Typically a cache implementation has an interface like this:

interface Cache<T> {
get: (key: string) => T;
set: (key: string, value: T, expires: TimeStamp) => void;
clear: () => void;
}

It provides methods to get, set and clear the cached entries. The key represents the arguments passed to your cached method. It is used to set and get a value from the cache.

caution

If your cached method relies on authentication/authorization like an HTTP call, be sure your cache preserves user isolation. This means that the cache key must include the user making the request. Also ensure that it is not possible to manipulate the cache key generation to retrieve results related to other users. The same rules apply if you create a multi-tenant application with respect to tenant isolation.

Note that the opossum circuit-breaker also provides a cache option.

Circuit-Breaker

In electronics, a circuit-breaker is a safety device preventing your wires to melt in case too much power is consumed. In software development, the circuit-breaker does not protect actual wires from melting but resources from overloading, while helping them recover. You should include a circuit-breaker if:

  • The resource is essential in your infrastructure and should be protected.
  • The resource reacts poorly to heavy load.
  • Your application creates a high number of requests.

Circuit-breakers are typically used for HTTP requests and behave in the following way:

  • The circuit-breaker monitors the HTTP requests and tracks failing and successful requests.
  • The circuit-breaker calculates an average percentage of failing requests.
  • If this average is above some threshold the breaker opens.
  • From this moment on, requests are immediately blocked and not executed. This prevents the system from getting too many requests if it is in an unhealthy state.
  • After a reset time the breaker closes and requests can reach the target system again.

Many circuit-breakers do not go into a complete closed state, but go into a half-open state.. In this state every failing request will directly cause the breaker to open again. The reason for this is, that you do not overburden systems in the recovery phase.

Typical parameters to configure a circuit-breaker are:

  • "failure threshold": Failure rate above which the circuit-breaker will open.
  • "reset timeout": Time after which the circuit-breaker will close.
  • Fallback: Some alternative action you want to perform when the breaker is open.
  • Options to calculate the failure rate.

You can find an example using the opossum circuit-breaker here.

Retries

An other approach to add resilience to your application is to retry failed requests. or retries there are libraries available like async-retry which make every asynchronous function perform some retries if they do not resolve. However, this pattern needs to be used with caution, because it is often mitigating a problem which should be solved properly. Also, if something fails consistently, it does not help to press the same button multiple times. You should consider some rules for implementing retries:

  • The error should be the exception not the default.
  • The error should happen randomly so a second call has a high likelihood of giving something.
  • The source of the error is out of your domain to fix.
  • Consistent errors should not trigger a retry. For example an HTTP request failing with 401 should not trigger a retry because the user is simply unauthorized.
  • The number of retires should be limited to a low digit number and there should be some appropriate waiting time between retries.

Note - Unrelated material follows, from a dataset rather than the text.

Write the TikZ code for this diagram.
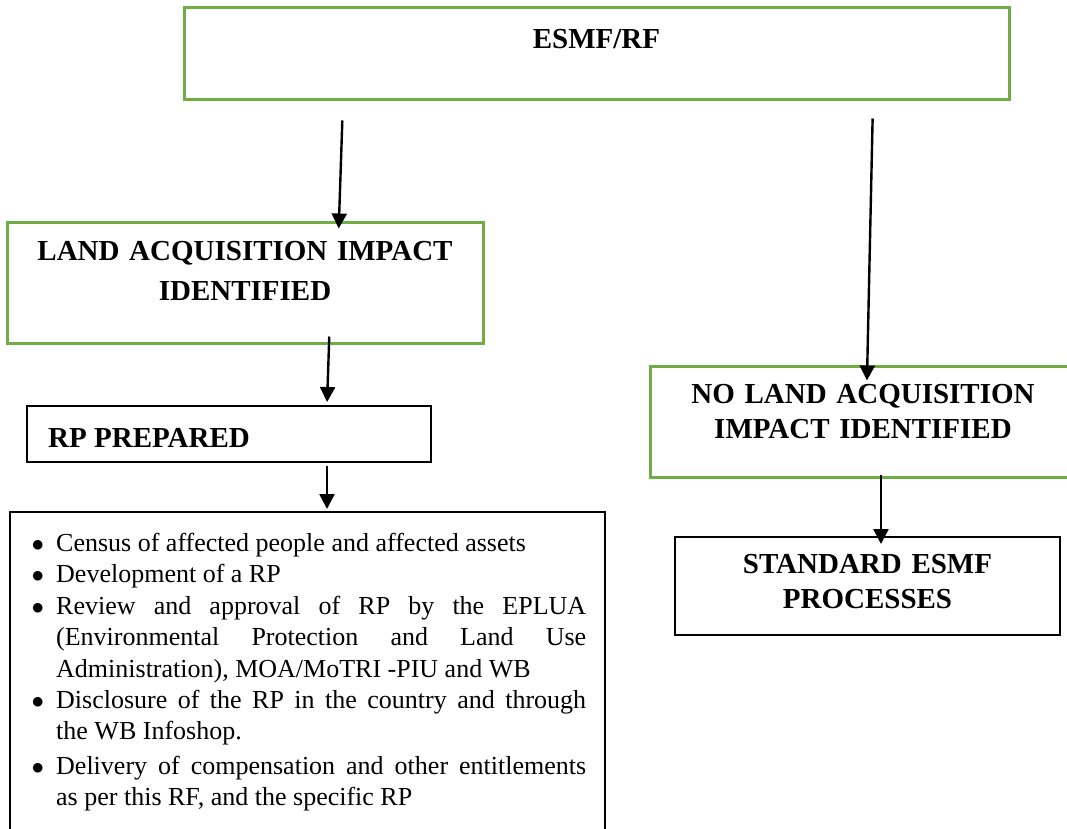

Typical options for a retry library are:

  • Retries: How many attempts should be done.
  • "minimum timeout": initial waiting time for the first retry
  • "maximum timeout": What is the maximal time for all retires to execute.
  • Distribution: How the retires are distributes over time. An exponential waiting time is a good option. Also adding some random time deviation is distributing the load of parallel retries.
  • Bail: An option to stop the retry for certain failure cases is useful in many cases.

You can find an example using the async-retry library here.

caution

If you use retries together with a circuit-breaker choose the options for the two accordingly. The waiting time between requests of the retry should be large enough to not trigger the circuit-breaker to open.